Friday, June 20, 2008


I'll begin with straightforward proposition: we have a right to defend ourselves. By "defend ourselves" I mean use force to protect ourselves from violence. This is hardly controversial, although I understand that there are pacifists who would choose not to defend themselves if they were attacked. I respect that choice, although the matter becomes much more complicated when pacifists choose not to defend other people who are being attacked. It is one thing if I allow myself to be beaten; it is quite another if I allow someone else to be beaten.

And it is the question of others I wish to address. Proceeding from our non-controversial assumption (we have a right to defend ourselves) we must recognize at once that the moral and legal right to self-defense exists within certain ethical limits. For instance, before using force, I should exhaust or have been presented with no peaceful means of resolving the situation, and the force I deploy must be proportional to the threat. If you push me in anger, I may not strike you dead, unless I have very good reason to believe that you pose a further, imminent threat to my life or someone else's life. Above all, I do not have a right to defend myself in a way that harms innocent third parties. I can defend myself from you, but I can't burn down your neighbour's house in the process.

For this reason I believe that the government of Canada should use such weight as it has in the councils of NATO and the United Nations to make urgent appeals for the reduction of nuclear armaments in the world. Much has already been accomplished: the number of nuclear weapons in the world today is lower than it has been in nearly five decades. But thousands of weapons remain, ready to be launched from their silos and submarines and dropped from bombers at a moment's notice, and if they were all used at once our civilization would perish in the process. Even a small exchange, equal to, say, one percent of the weapons available, would result in a catastrophe greater than either of the World Wars.

As a member of NATO, Canada is party to an alliance that has always made nuclear weapons one of the cornerstones of its strategic and tactical planning. Three members of NATO possess nuclear weapons of their own, and for many decades American nuclear weapons were based on Canadian soil. But it is almost impossible to imagine that nuclear weapons could be used without claiming the lives of people who are not party to the conflict, thus violating the ethical principle stated above. The leaders of Russia, China, and the United States have a right to defend themselves against each other, but they do not have a right to kill Ukrainians, Laotians, and Mexicans in the process, which they almost certainly would if nuclear weapons were used.

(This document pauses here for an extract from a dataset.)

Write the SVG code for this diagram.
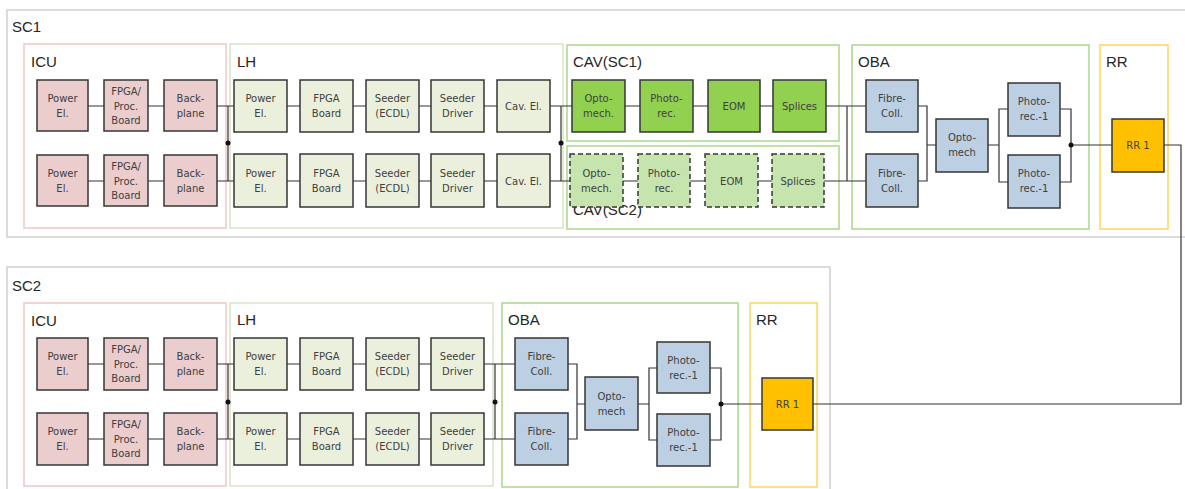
<svg xmlns="http://www.w3.org/2000/svg" width="1185" height="489" viewBox="0 0 1185 489">
<style>
.sc{fill:none;stroke:#cfcfcf;stroke-width:1.5}
.icu{fill:none;stroke:#f0c6c6;stroke-width:1.5}
.lh{fill:none;stroke:#d8e4c4;stroke-width:1.5}
.grn{fill:none;stroke:#a9d88a;stroke-width:1.5}
.rr{fill:none;stroke:#ffd45c;stroke-width:1.5}
.lbl{font-family:"Liberation Sans",Arial,sans-serif;font-size:15px;fill:#262626}
.n rect{stroke:#363636;stroke-width:1.5}
.n text{font-family:"DejaVu Sans",Verdana,sans-serif;font-size:10px;fill:#404040;text-anchor:middle}
.pk rect{fill:#ebcdcd}
.lg rect{fill:#ebf0dd}
.cg rect{fill:#92d050}
.cd rect{fill:#c6e4ae;stroke-dasharray:5 3}
.bl rect{fill:#bdcfe2}
.yo rect{fill:#ffc000}
.c{fill:none;stroke:#333;stroke-width:1.2}
.d{fill:#111}
</style>

<g id="containers">
<rect id="SC1" class="sc" x="7" y="10" width="1190" height="227"/>
<rect id="SC2" class="sc" x="7" y="267" width="823" height="235"/>
<rect class="icu" x="24" y="44" width="202" height="184"/>
<rect class="lh" x="230" y="44" width="333" height="184"/>
<rect class="grn" x="567" y="45" width="272" height="96"/>
<rect class="grn" x="567" y="146" width="272" height="83"/>
<rect class="grn" x="852" y="45" width="237" height="184"/>
<rect class="rr" x="1100" y="45" width="68" height="184"/>
<rect class="icu" x="24" y="303" width="202" height="183"/>
<rect class="lh" x="230" y="303" width="263" height="183"/>
<rect class="grn" x="502" y="303" width="236" height="184"/>
<rect class="rr" x="750" y="303" width="67" height="184"/>
</g>

<g id="labels">
<text class="lbl" x="12" y="32">SC1</text>
<text class="lbl" x="31" y="67">ICU</text>
<text class="lbl" x="237" y="67">LH</text>
<text class="lbl" x="573" y="67">CAV(SC1)</text>
<text class="lbl" x="573" y="215">CAV(SC2)</text>
<text class="lbl" x="858" y="67">OBA</text>
<text class="lbl" x="1106" y="67">RR</text>
<text class="lbl" x="12" y="291">SC2</text>
<text class="lbl" x="31" y="326">ICU</text>
<text class="lbl" x="237" y="325">LH</text>
<text class="lbl" x="508" y="325">OBA</text>
<text class="lbl" x="756" y="325">RR</text>
</g>

<g id="connectors">
<path class="c" d="M88 106H104M148 106H164M217 106H234M287 106H300M353 106H366M419 106H431M484 106H497M550 106H572M625 106H640M693 106H708M760 106H773M826 106H866"/>
<path class="c" d="M88 181H104M148 181H164M217 181H234M287 181H300M353 181H366M419 181H431M484 181H497M550 181H570M623 181H638M690 181H705M758 181H772M824 181H866"/>
<path class="c" d="M228 106V181M561 106V181M847 106V181"/>
<path class="c" d="M918 106H927V181H918M927 145H936M988 145H999M1008 109H999V182H1008M1060 109H1071V182H1060M1071 145H1112"/>
<path class="c" d="M1164 145H1181V404H813"/>
<path class="c" d="M88 364H104M148 364H164M217 364H234M287 364H300M353 364H366M419 364H431M484 364H515"/>
<path class="c" d="M88 439H104M148 439H164M217 439H234M287 439H300M353 439H366M419 439H431M484 439H515"/>
<path class="c" d="M228 364V439M495 364V439"/>
<path class="c" d="M568 364H577V439H568M577 404H585M638 404H649M657 368H649V440H657M710 368H721V440H710M721 404H762"/>
<circle class="d" cx="228" cy="143" r="2.5"/>
<circle class="d" cx="561" cy="143" r="2.5"/>
<circle class="d" cx="1071" cy="145" r="2.5"/>
<circle class="d" cx="228" cy="402" r="2.5"/>
<circle class="d" cx="495" cy="402" r="2.5"/>
<circle class="d" cx="721" cy="404" r="2.5"/>
</g>

<!-- SC1 ICU -->
<g id="sc1-icu-pwr1" class="n pk"><rect x="37" y="80" width="51" height="51"/><text x="62.5" y="102">Power</text><text x="62.5" y="117">El.</text></g>
<g id="sc1-icu-fpga1" class="n pk"><rect x="104" y="80" width="44" height="51"/><text x="126" y="95">FPGA/</text><text x="126" y="110">Proc.</text><text x="126" y="124">Board</text></g>
<g id="sc1-icu-bp1" class="n pk"><rect x="164" y="80" width="53" height="51"/><text x="190.5" y="102">Back-</text><text x="190.5" y="117">plane</text></g>
<g id="sc1-icu-pwr2" class="n pk"><rect x="37" y="155" width="51" height="51"/><text x="62.5" y="177">Power</text><text x="62.5" y="192">El.</text></g>
<g id="sc1-icu-fpga2" class="n pk"><rect x="104" y="155" width="44" height="51"/><text x="126" y="170">FPGA/</text><text x="126" y="185">Proc.</text><text x="126" y="199">Board</text></g>
<g id="sc1-icu-bp2" class="n pk"><rect x="164" y="155" width="53" height="51"/><text x="190.5" y="177">Back-</text><text x="190.5" y="192">plane</text></g>

<!-- SC1 LH -->
<g id="sc1-lh-pwr1" class="n lg"><rect x="234" y="80" width="53" height="52"/><text x="260.5" y="102">Power</text><text x="260.5" y="117">El.</text></g>
<g id="sc1-lh-fpga1" class="n lg"><rect x="300" y="80" width="53" height="52"/><text x="326.5" y="102">FPGA</text><text x="326.5" y="117">Board</text></g>
<g id="sc1-lh-seed1" class="n lg"><rect x="366" y="80" width="53" height="52"/><text x="392.5" y="102">Seeder</text><text x="392.5" y="117">(ECDL)</text></g>
<g id="sc1-lh-drv1" class="n lg"><rect x="431" y="80" width="53" height="52"/><text x="457.5" y="102">Seeder</text><text x="457.5" y="117">Driver</text></g>
<g id="sc1-lh-cav1" class="n lg"><rect x="497" y="80" width="53" height="52"/><text x="523.5" y="110">Cav. El.</text></g>
<g id="sc1-lh-pwr2" class="n lg"><rect x="234" y="154" width="53" height="53"/><text x="260.5" y="177">Power</text><text x="260.5" y="192">El.</text></g>
<g id="sc1-lh-fpga2" class="n lg"><rect x="300" y="154" width="53" height="53"/><text x="326.5" y="177">FPGA</text><text x="326.5" y="192">Board</text></g>
<g id="sc1-lh-seed2" class="n lg"><rect x="366" y="154" width="53" height="53"/><text x="392.5" y="177">Seeder</text><text x="392.5" y="192">(ECDL)</text></g>
<g id="sc1-lh-drv2" class="n lg"><rect x="431" y="154" width="53" height="53"/><text x="457.5" y="177">Seeder</text><text x="457.5" y="192">Driver</text></g>
<g id="sc1-lh-cav2" class="n lg"><rect x="497" y="154" width="53" height="53"/><text x="523.5" y="185">Cav. El.</text></g>

<!-- CAV -->
<g id="cav1-opto" class="n cg"><rect x="572" y="80" width="53" height="52"/><text x="598.5" y="102">Opto-</text><text x="598.5" y="117">mech.</text></g>
<g id="cav1-photo" class="n cg"><rect x="640" y="80" width="53" height="52"/><text x="666.5" y="102">Photo-</text><text x="666.5" y="117">rec.</text></g>
<g id="cav1-eom" class="n cg"><rect x="708" y="80" width="52" height="52"/><text x="734" y="110">EOM</text></g>
<g id="cav1-spl" class="n cg"><rect x="773" y="80" width="53" height="52"/><text x="799.5" y="110">Splices</text></g>
<g id="cav2-opto" class="n cd"><rect x="570" y="154" width="53" height="53"/><text x="596.5" y="177">Opto-</text><text x="596.5" y="192">mech.</text></g>
<g id="cav2-photo" class="n cd"><rect x="638" y="154" width="52" height="53"/><text x="664" y="177">Photo-</text><text x="664" y="192">rec.</text></g>
<g id="cav2-eom" class="n cd"><rect x="705" y="154" width="53" height="53"/><text x="731.5" y="185">EOM</text></g>
<g id="cav2-spl" class="n cd"><rect x="772" y="154" width="52" height="53"/><text x="798" y="185">Splices</text></g>

<!-- SC1 OBA -->
<g id="sc1-oba-fc1" class="n bl"><rect x="866" y="80" width="52" height="52"/><text x="892" y="102">Fibre-</text><text x="892" y="117">Coll.</text></g>
<g id="sc1-oba-fc2" class="n bl"><rect x="866" y="154" width="52" height="53"/><text x="892" y="177">Fibre-</text><text x="892" y="192">Coll.</text></g>
<g id="sc1-oba-opto" class="n bl"><rect x="936" y="119" width="52" height="53"/><text x="962" y="141">Opto-</text><text x="962" y="156">mech</text></g>
<g id="sc1-oba-pr1" class="n bl"><rect x="1008" y="83" width="52" height="53"/><text x="1034" y="105">Photo-</text><text x="1034" y="120">rec.-1</text></g>
<g id="sc1-oba-pr2" class="n bl"><rect x="1008" y="155" width="52" height="53"/><text x="1034" y="177">Photo-</text><text x="1034" y="192">rec.-1</text></g>
<g id="sc1-rr1" class="n yo"><rect x="1112" y="119" width="52" height="53"/><text x="1138" y="149">RR 1</text></g>

<!-- SC2 ICU -->
<g id="sc2-icu-pwr1" class="n pk"><rect x="37" y="338" width="51" height="52"/><text x="62.5" y="360">Power</text><text x="62.5" y="375">El.</text></g>
<g id="sc2-icu-fpga1" class="n pk"><rect x="104" y="338" width="44" height="52"/><text x="126" y="353">FPGA/</text><text x="126" y="368">Proc.</text><text x="126" y="382">Board</text></g>
<g id="sc2-icu-bp1" class="n pk"><rect x="164" y="338" width="53" height="52"/><text x="190.5" y="360">Back-</text><text x="190.5" y="375">plane</text></g>
<g id="sc2-icu-pwr2" class="n pk"><rect x="37" y="413" width="51" height="52"/><text x="62.5" y="435">Power</text><text x="62.5" y="450">El.</text></g>
<g id="sc2-icu-fpga2" class="n pk"><rect x="104" y="413" width="44" height="52"/><text x="126" y="428">FPGA/</text><text x="126" y="443">Proc.</text><text x="126" y="457">Board</text></g>
<g id="sc2-icu-bp2" class="n pk"><rect x="164" y="413" width="53" height="52"/><text x="190.5" y="435">Back-</text><text x="190.5" y="450">plane</text></g>

<!-- SC2 LH -->
<g id="sc2-lh-pwr1" class="n lg"><rect x="234" y="338" width="53" height="52"/><text x="260.5" y="360">Power</text><text x="260.5" y="375">El.</text></g>
<g id="sc2-lh-fpga1" class="n lg"><rect x="300" y="338" width="53" height="52"/><text x="326.5" y="360">FPGA</text><text x="326.5" y="375">Board</text></g>
<g id="sc2-lh-seed1" class="n lg"><rect x="366" y="338" width="53" height="52"/><text x="392.5" y="360">Seeder</text><text x="392.5" y="375">(ECDL)</text></g>
<g id="sc2-lh-drv1" class="n lg"><rect x="431" y="338" width="53" height="52"/><text x="457.5" y="360">Seeder</text><text x="457.5" y="375">Driver</text></g>
<g id="sc2-lh-pwr2" class="n lg"><rect x="234" y="413" width="53" height="52"/><text x="260.5" y="435">Power</text><text x="260.5" y="450">El.</text></g>
<g id="sc2-lh-fpga2" class="n lg"><rect x="300" y="413" width="53" height="52"/><text x="326.5" y="435">FPGA</text><text x="326.5" y="450">Board</text></g>
<g id="sc2-lh-seed2" class="n lg"><rect x="366" y="413" width="53" height="52"/><text x="392.5" y="435">Seeder</text><text x="392.5" y="450">(ECDL)</text></g>
<g id="sc2-lh-drv2" class="n lg"><rect x="431" y="413" width="53" height="52"/><text x="457.5" y="435">Seeder</text><text x="457.5" y="450">Driver</text></g>

<!-- SC2 OBA -->
<g id="sc2-oba-fc1" class="n bl"><rect x="515" y="338" width="53" height="52"/><text x="541.5" y="360">Fibre-</text><text x="541.5" y="375">Coll.</text></g>
<g id="sc2-oba-fc2" class="n bl"><rect x="515" y="413" width="53" height="52"/><text x="541.5" y="435">Fibre-</text><text x="541.5" y="450">Coll.</text></g>
<g id="sc2-oba-opto" class="n bl"><rect x="585" y="377" width="53" height="53"/><text x="611.5" y="400">Opto-</text><text x="611.5" y="415">mech</text></g>
<g id="sc2-oba-pr1" class="n bl"><rect x="657" y="342" width="53" height="51"/><text x="683.5" y="364">Photo-</text><text x="683.5" y="379">rec.-1</text></g>
<g id="sc2-oba-pr2" class="n bl"><rect x="657" y="414" width="53" height="52"/><text x="683.5" y="436">Photo-</text><text x="683.5" y="451">rec.-1</text></g>
<g id="sc2-rr1" class="n yo"><rect x="762" y="378" width="51" height="52"/><text x="787.5" y="408">RR 1</text></g>
</svg>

During the Cold War, Bertrand Russell suggested that surrender was the only moral option when confronted with a pre-emptive nuclear strike by the other side. For this, he was dismissed as a raving crank (not for the first time), but in retrospect the argument makes sense. It would have availed the President of the United States nothing to retaliate after the Soviet Union had launched its thousands of nuclear weapons towards America. Nothing the President could have done at that point would have saved his country from total destruction. But he could have chosen not to take the lives of the millions of innocent people in non-aligned countries who would surely have died in the nuclear winds that would have followed an American retaliation. Needless to say, a policy of non-retaliation would have had to have been kept secret lest it embolden the enemy to attack. But it was, in Russell's view, the self-evident moral duty of any President confronted with those circumstances, and it's hard to see how he was wrong.

Our world is different, but not so different that the governments of the United States and Russia do not see fit to retain thousands of strategic nuclear weapons between them (links to another, less comforting estimate - see page three.) They do not retain these vast arsenals in order to protect themselves from rogue states and terrorists. They have them because of each other, and beneath the smiling and handshakes of American and Russian leaders at summits are men wearing suicide vests. (American liberals who are supporters of Barack Obama should be aware that it is Senator John McCain who has been most vocal in his advocacy of reducing nuclear armaments.)

I will repeat that it is an urgent cause to pressure governments to reduce the size of their nuclear arsenals. Canadians can start by writing letters to their own MPs, encouraging them to put the issue on the agenda at NATO summits. Atomic bombs are older than colour televisions, and it is impossible to imagine that they will ever be eradicated from the Earth, but reducing their number would lessen the incalculable human impact of their general use.

Unfortunately, this is not a cause that the political left shows much interest in anymore. Self-proclaimed peace activists on campuses across North America and Western Europe profess an intolerance for violence in the course of human affairs, but in fact their animus is directed only at one side in the current global struggle. When an American bomb falls anywhere in the world, their denunciation is automatic and axiomatic; when terrorists fly airplanes into buildings, they urge us to consider that the terrorists were genuinely and perhaps justifiable aggrieved. It seems unlikely that people who believe that Osama bin Laden is the purveyor of some kind of liberation theology can ever be persuaded to redirect their "activism" towards a truly just and urgent cause. We will have to do it without them, but perhaps that is for the best anyway.